Zacznij od spraw oczywistych: VIN na początek
W zdecydowanej większości aut możesz przez przednią szybę (na podszybiu od strony kierowcy) odczytać numer VIN. To jest punkt wyjścia – numer pozwoli Ci na wygenerowanie
raporty na przykład w serwisie carVertical. Dowiesz się dzięki temu, czy auto nie zostało zgłoszone jako kradzione, czy miało jakieś wypadki, czy już na tym etapie ujawnią się jakieś jego wady, które sprawią, że nawet wykonanie telefonu do właściciela nie będzie miało sensu.
Później co prawda numer VIN trzeba będzie też sprawdzić w innych miejscach w aucie i zweryfikować, czy zgadza się z tym w dokumentach, ale to już inne sprawa. Na pewno warto zacząć od raportu.

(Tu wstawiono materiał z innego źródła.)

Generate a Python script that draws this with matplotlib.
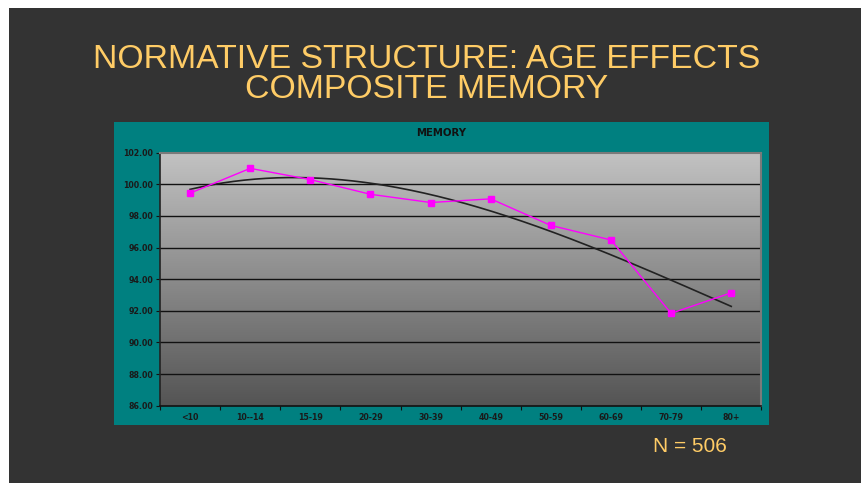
import numpy as np
import matplotlib
matplotlib.use("Agg")
import matplotlib.pyplot as plt
from matplotlib.patches import Rectangle

# ---- data ----
categories = ["<10", "10--14", "15-19", "20-29", "30-39", "40-49", "50-59", "60-69", "70-79", "80+"]
memory = [99.44, 101.01, 100.30, 99.37, 98.85, 99.08, 97.40, 96.48, 91.84, 93.14]
y_ticks = [86, 88, 90, 92, 94, 96, 98, 100, 102]
title_line1 = "NORMATIVE STRUCTURE: AGE EFFECTS"
title_line2 = "COMPOSITE MEMORY"
chart_title = "MEMORY"
note = "N = 506"

W, H = 862, 483
fig = plt.figure(figsize=(W / 100, H / 100), dpi=100)
fig.patch.set_facecolor("white")

def fx(px):
    return px / W

def fy(py):
    return 1 - py / H

# dark slide background
fig.add_artist(Rectangle((fx(9), 0), fx(861) - fx(9), fy(8), transform=fig.transFigure,
                         facecolor="#333333", edgecolor="none", zorder=0))
# teal chart panel
fig.add_artist(Rectangle((fx(113.7), fy(425)), fx(769.3) - fx(113.7), fy(121.7) - fy(425),
                         transform=fig.transFigure, facecolor="#008080", edgecolor="none", zorder=0))

gold = "#FFCC66"
fig.text(fx(427), fy(60), title_line1, ha="center", va="center", color=gold,
         fontsize=24.3, family="Liberation Sans")
fig.text(fx(427), fy(89), title_line2, ha="center", va="center", color=gold,
         fontsize=24.3, family="Liberation Sans")
fig.text(fx(690), fy(447), note, ha="center", va="center", color=gold,
         fontsize=15, family="Liberation Sans")
fig.text(fx(441), fy(133), chart_title, ha="center", va="center", color="#111111",
         fontsize=7.3, family="DejaVu Sans", fontweight="bold")

ax = fig.add_axes([fx(160), fy(405.7), fx(761.3) - fx(160), fy(152.7) - fy(405.7)])
ax.set_facecolor("none")

x = np.arange(1, len(categories) + 1)
ax.set_xlim(0.5, len(categories) + 0.5)
ax.set_ylim(86, 102)

# gradient background of plot area
grad = np.linspace(0, 1, 256)[:, None]
top = np.array([0.76, 0.76, 0.76])
bot = np.array([0.33, 0.33, 0.33])
img = top[None, None, :] * (1 - grad[:, :, None]) + bot[None, None, :] * grad[:, :, None]
ax.imshow(img, extent=[0.5, len(categories) + 0.5, 86, 102], aspect="auto", zorder=0,
          origin="upper")

# gridlines
for yt in y_ticks[1:-1]:
    ax.axhline(yt, color="#111111", lw=1.0, zorder=1)

# polynomial trendline
coef = np.polyfit(x, memory, 3)
xs = np.linspace(1, len(categories), 200)
ax.plot(xs, np.polyval(coef, xs), color="#222222", lw=1.2, zorder=2)

ax.plot(x, memory, color="#FF00FF", lw=1.0, marker="s", markersize=4,
        markerfacecolor="#FF00FF", markeredgecolor="#FF00FF", zorder=3)

ax.set_yticks(y_ticks)
ax.set_yticklabels([f"{v:.2f}" for v in y_ticks])
ax.set_xticks(x)
ax.set_xticklabels(categories)
ax.set_xticks(np.arange(0.5, len(categories) + 1, 1), minor=True)
ax.tick_params(axis="x", which="major", length=0, pad=5)
ax.tick_params(axis="x", which="minor", length=3, width=0.8, color="#111111", direction="out")
ax.tick_params(axis="y", length=3, width=0.8, color="#111111", direction="out", pad=2)
for lab in ax.get_xticklabels() + ax.get_yticklabels():
    lab.set_fontsize(5.7)
    lab.set_family("DejaVu Sans")
    lab.set_fontweight("bold")
    lab.set_color("#1a1a1a")

ax.spines["left"].set_color("#222222")
ax.spines["bottom"].set_color("#111111")
ax.spines["left"].set_linewidth(1.2)
ax.spines["bottom"].set_linewidth(1.2)
ax.spines["top"].set_color("#7a7a7a")
ax.spines["right"].set_color("#7a7a7a")
ax.spines["top"].set_linewidth(1.5)
ax.spines["right"].set_linewidth(1.5)

fig.savefig("out.png", dpi=100)
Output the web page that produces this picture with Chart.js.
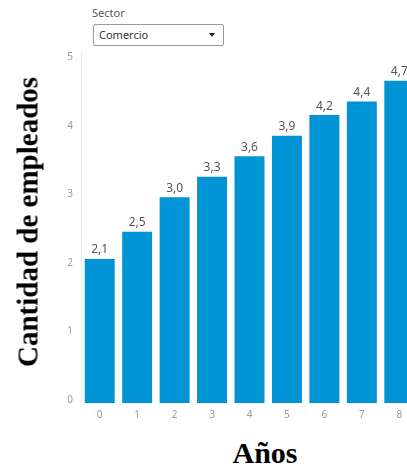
<!DOCTYPE html>
<html lang="es">
<head>
<meta charset="utf-8">
<title>Cantidad de empleados por año</title>
<script src="https://cdn.jsdelivr.net/npm/chart.js@4"></script>
<style>
  html, body { margin: 0; padding: 0; background: #fff; overflow: hidden; }
  body { width: 407px; height: 471px; position: relative; font-family: "Noto Sans", "Open Sans", sans-serif; }
  #slicerLabel { position: absolute; left: 92px; top: 5px; font-size: 11px; color: #555; }
  #slicer {
    position: absolute; left: 93px; top: 24px; width: 124px; height: 20px;
    border: 1px solid #9a9a9a; border-radius: 2px; font-size: 11px; color: #333;
    line-height: 20px; padding-left: 5px; box-sizing: content-box;
  }
  #slicer .arrow {
    position: absolute; right: 8px; top: 8px; width: 0; height: 0;
    border-left: 3px solid transparent; border-right: 3px solid transparent; border-top: 4px solid #222;
  }
  #wrap { position: absolute; left: 0; top: 0; width: 418px; height: 430px; }
  .axisTitle { position: absolute; font-family: "Liberation Serif", "DejaVu Serif", serif; font-weight: bold; color: #000; white-space: nowrap; }
  #yTitle { left: 28px; top: 222px; font-size: 29px; transform: translate(-50%, -50%) rotate(-90deg); }
  #xTitle { left: 265px; top: 453px; font-size: 30px; transform: translate(-50%, -50%); }
</style>
</head>
<body>
<div id="slicerLabel">Sector</div>
<div id="slicer">Comercio<span class="arrow"></span></div>
<div id="wrap"><canvas id="chart"></canvas></div>
<div class="axisTitle" id="yTitle">Cantidad de empleados</div>
<div class="axisTitle" id="xTitle">Años</div>

<script>
// años desde 0 hasta 8 y empleados (en miles) para el sector Comercio
const YEARS = ["0", "1", "2", "3", "4", "5", "6", "7", "8"];
const EMPLOYEES = [2.1, 2.5, 3.0, 3.3, 3.6, 3.9, 4.2, 4.4, 4.7];
const Y_TICKS = [0, 1, 2, 3, 4, 5];

const BAR_COLOR = "#0094d4";

// etiqueta con el valor encima de cada barra (coma decimal)
const valueLabels = {
  id: "valueLabels",
  afterDatasetsDraw(chart) {
    const ctx = chart.ctx;
    const meta = chart.getDatasetMeta(0);
    ctx.save();
    ctx.font = "12px 'Noto Sans', 'Open Sans', sans-serif";
    ctx.fillStyle = "#555";
    ctx.textAlign = "center";
    ctx.textBaseline = "bottom";
    meta.data.forEach((bar, i) => {
      const txt = EMPLOYEES[i].toFixed(1).replace(".", ",");
      ctx.fillText(txt, bar.x, bar.y - 3);
    });
    ctx.restore();
  },
};

new Chart(document.getElementById("chart"), {
  type: "bar",
  data: {
    labels: YEARS,
    datasets: [{
      data: EMPLOYEES,
      backgroundColor: BAR_COLOR,
      borderWidth: 0,
      barPercentage: 0.8,
      categoryPercentage: 1,
    }],
  },
  options: {
    responsive: true,
    maintainAspectRatio: false,
    animation: false,
    layout: { padding: { top: 50, left: 0, right: 0, bottom: 0 } },
    plugins: {
      legend: { display: false },
      tooltip: { enabled: false },
    },
    scales: {
      x: {
        grid: { display: false, drawTicks: false },
        border: { display: false },
        ticks: { color: "#999", padding: 6, font: { size: 10, family: "'Noto Sans', sans-serif" } },
        afterFit: (scale) => { scale.height = 27; },
      },
      y: {
        min: 0,
        max: 5.15,
        grid: { display: false, drawTicks: false },
        border: { display: true, color: "#ececec" },
        ticks: { color: "#999", padding: 8, labelOffset: -3, font: { size: 10, family: "'Noto Sans', sans-serif" } },
        afterBuildTicks: (scale) => { scale.ticks = Y_TICKS.map((v) => ({ value: v })); },
        afterFit: (scale) => { scale.width = 81; },
      },
    },
  },
  plugins: [valueLabels],
});
</script>
</body>
</html>
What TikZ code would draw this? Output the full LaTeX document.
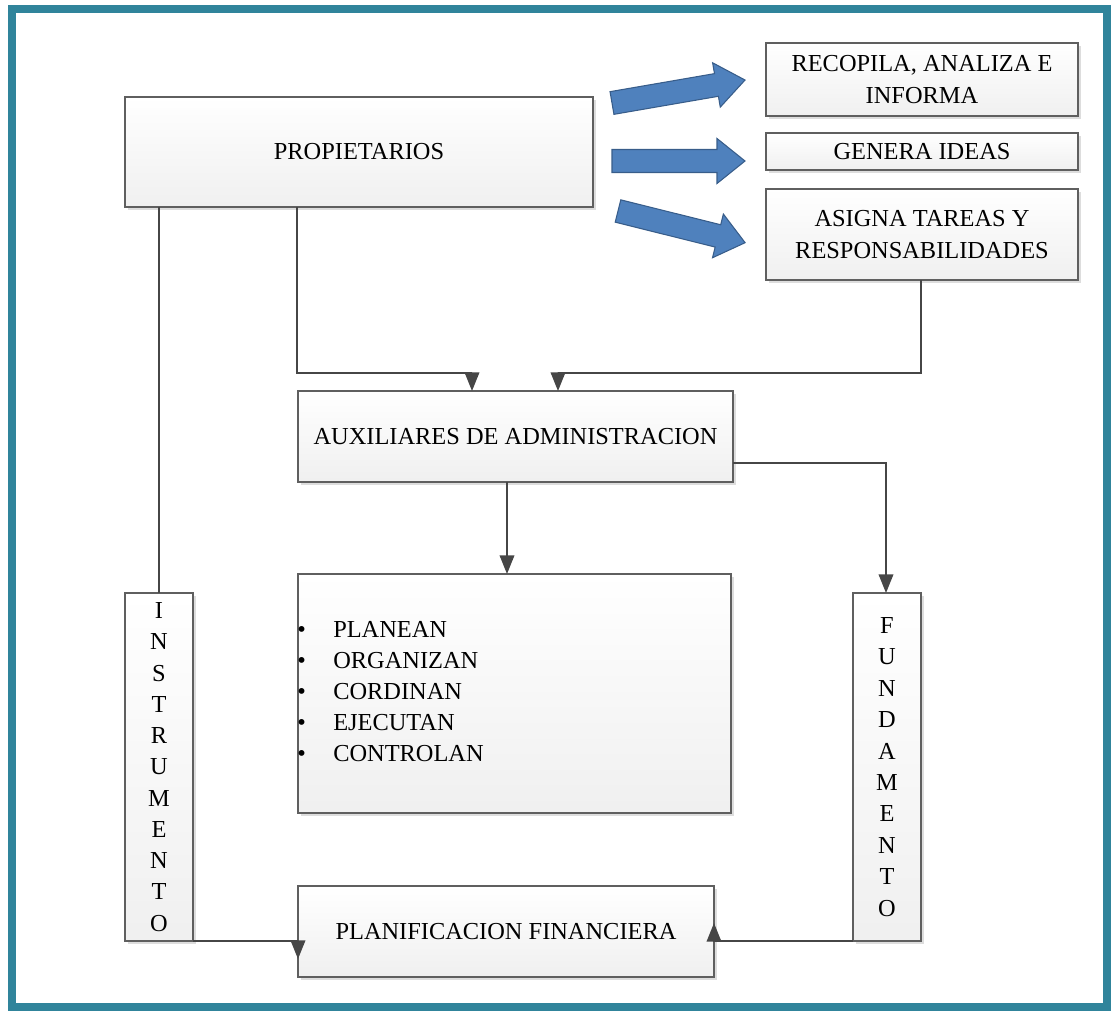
\documentclass[tikz,border=0pt]{standalone}
\usepackage{fontspec}
\setmainfont{Liberation Serif}
\usetikzlibrary{arrows.meta,shadows}
\definecolor{frameteal}{RGB}{48,132,155}
\definecolor{linegray}{RGB}{70,70,70}
\definecolor{boxline}{RGB}{95,95,95}
\definecolor{arrblue}{RGB}{79,129,189}
\definecolor{arrline}{RGB}{56,93,138}
\tikzset{
  box/.style={draw=boxline, line width=1.1pt, inner sep=0pt, outer sep=0pt,
    top color=white, bottom color=gray!12,
    drop shadow={shadow xshift=2pt, shadow yshift=-2pt, fill=gray!45, opacity=0.6},
    font=\fontsize{18.3}{23.8}\selectfont, align=center},
  conn/.style={draw=linegray, line width=1.1pt},
  arr/.style={conn, -{Triangle[width=11pt,length=14pt]}, fill=none},
  blockarr/.style={fill=arrblue, draw=arrline, line width=0.8pt},
}
\begin{document}
\begin{tikzpicture}[x=0.75pt,y=-0.75pt]
\useasboundingbox (0,0) rectangle (1111,1011);
\draw[frameteal, line width=6pt] (12,9) rectangle (1107,1007);

% boxes
\node[box, minimum width=351pt, minimum height=82.5pt] (prop) at (359,152) {PROPIETARIOS};
\node[box, minimum width=234pt, minimum height=54.75pt] (recop) at (922,79.5) {RECOPILA, ANALIZA E\\INFORMA};
\node[box, minimum width=234pt, minimum height=27.75pt] (genera) at (922,151.5) {GENERA IDEAS};
\node[box, minimum width=234pt, minimum height=68.25pt] (asigna) at (922,234.5) {ASIGNA TAREAS Y\\RESPONSABILIDADES};
\node[box, minimum width=326.25pt, minimum height=68.25pt] (aux) at (515.5,436.5) {AUXILIARES DE ADMINISTRACION};
\node[box, minimum width=324.75pt, minimum height=179.25pt] (acts) at (514.5,693.5) {};
\node[font=\fontsize{18.3}{23.3}\selectfont, align=left, anchor=north west, inner sep=0pt]
  (list) at (297,621) {\makebox[27pt][l]{\textbullet}PLANEAN\\
  \makebox[27pt][l]{\textbullet}ORGANIZAN\\
  \makebox[27pt][l]{\textbullet}CORDINAN\\
  \makebox[27pt][l]{\textbullet}EJECUTAN\\
  \makebox[27pt][l]{\textbullet}CONTROLAN};
\node[box, minimum width=51pt, minimum height=261pt, font=\fontsize{18.3}{23.45}\selectfont] (instr) at (159,767) {I\\N\\S\\T\\R\\U\\M\\E\\N\\T\\O};
\node[box, minimum width=51pt, minimum height=261pt, font=\fontsize{18.3}{23.55}\selectfont] (fund) at (887,767) {F\\U\\N\\D\\A\\M\\E\\N\\T\\O};
\node[box, minimum width=312pt, minimum height=68.25pt] (plan) at (506,931.5) {PLANIFICACION FINANCIERA};

% block arrows
\begin{scope}[shift={(612,103)}, rotate=9.8]
  \filldraw[blockarr] (0,-11.5) -- (106,-11.5) -- (106,-22.5) -- (135,0) -- (106,22.5) -- (106,11.5) -- (0,11.5) -- cycle;
\end{scope}
\begin{scope}[shift={(612,161)}]
  \filldraw[blockarr] (0,-11.5) -- (105,-11.5) -- (105,-22.5) -- (133,0) -- (105,22.5) -- (105,11.5) -- (0,11.5) -- cycle;
\end{scope}
\begin{scope}[shift={(618,211)}, rotate=-14]
  \filldraw[blockarr] (0,-11.5) -- (103,-11.5) -- (103,-22.5) -- (131,0) -- (103,22.5) -- (103,11.5) -- (0,11.5) -- cycle;
\end{scope}

% connectors
\coordinate (b1) at (297,373);
\coordinate (b2) at (472,373);
\coordinate (b3) at (921,373);
\coordinate (b4) at (558,373);
\coordinate (b5) at (159,0);
\coordinate (b6) at (507,0);
\coordinate (b7) at (886,463);
\coordinate (b8) at (298,959);
\coordinate (b9) at (714,923);

\draw[arr] (prop.south -| b1) -- (b1) -- (b2) -- (aux.north -| b2);
\draw[arr] (asigna.south -| b3) -- (b3) -- (b4) -- (aux.north -| b4);
\draw[conn] (prop.south -| b5) -- (instr.north -| b5);
\draw[arr] (aux.south -| b6) -- (acts.north -| b6);
\draw[arr] (aux.east |- b7) -- (b7) -- (fund.north -| b7);
\draw[arr] (instr.south east) -- (b8 |- instr.south) -- (b8);
\draw[arr] (fund.south west) -- (b9 |- fund.south) -- (b9);
\end{tikzpicture}
\end{document}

Gdyby był to starszy pojazd albo numer nie byłby czytelny, to wtedy skontaktuj się z właścicielem. Oględziny bez znajomości historii samochodu mijają się z celem, bo nawet trudno jest negocjować cenę.
Szybkie rozeznanie cen
Jeśli to naprawdę ślepy traf, to przed spotkaniem ze sprzedawcą dobrze by było zrobić szybkie rozpoznanie cen. Włącz sobie dowolny portal ogłoszeniowy i przyjrzy się, jaka jest cena podobnych egzemplarzy. Pamiętaj, żeby sprawdzić tę samą wersję silnika i wyposażenia. Ta ostatnia często będzie dodatkowo oznaczona: czy to będzie M-pakiet (BMW), R-Type (Honda), czy Ti (Alfa Romeo) czy podobna linia, zwykle będzie o tym świadczył przynajmniej emblemat (jeśli nie wychwycisz różnic w stylistyce).
Poza tym wyposażenie
możesz rozkodować na BestVIN i sprawdzić, czy felgo są określonego typu albo na desce znajduje się ekran nawigacji. Dzięki temu w czasie przeglądania ogłoszeń w sieci już wyrobisz sobie obraz tego, ile taki samochód mógłby być warty. Oczywiście, że to nie będzie precyzyjne szacowanie, ale od czegoś trzeba zacząć.
Spróbuj ocenić czasTo szczególnie ważne, jeśli auto zobaczysz przy okazji wizyty w komisie. Chodzi o to, żeby ocenić, jak długo dany egzemplarz już stoi na placu. Plam pod autem nie zobaczysz, bo o to dba większość sprzedawców, ale już pokryte rdzą tarcze hamulcowe, zakurzone wnętrze, skapcaniałe opony i parę innych znaków świadczących o tym, że od miesięcy nikt auta nie ruszał, będzie aż nadto wymowne. Oczywiście to nie znaczy automatycznie, że samochód nie jest wart zainteresowania, ale jeśli stoi w ruchliwym miejscu ze trzy miesiące, to znaczy, że trzeba będzie naprawdę być czujnym.
I jeszcze stacja
Ostatnia rzecz, którą można zrobić na szybko, to przedzwonić do jakiejś stacji kontroli pojazdów. Nie powinna to być najbliższa geograficznie. Warto też sprawdzić, czy na miejscu diagnosta ma komputer diagnostyczny lub miernik grubości lakieru. Ustaliwszy wcześniej cenę i miejsce sprawdzenia, nie dasz się wrobić w sprawdzanie u diagnosty, który po znajomości pomoże sprzedającemu. No i oczywiście na tym etapie warto też zerknąć w opinie o SKP, bo poziom świadczonych usług jest naprawdę bardzo różny. A jeżeli przy okazji znajdziesz konkretne opinie o sprzedającym, to tym lepiej dla Ciebie – wtedy możesz oglądać auto tak samo dobrze, jak wtedy, kiedy się do tego wcześniej przygotowujesz.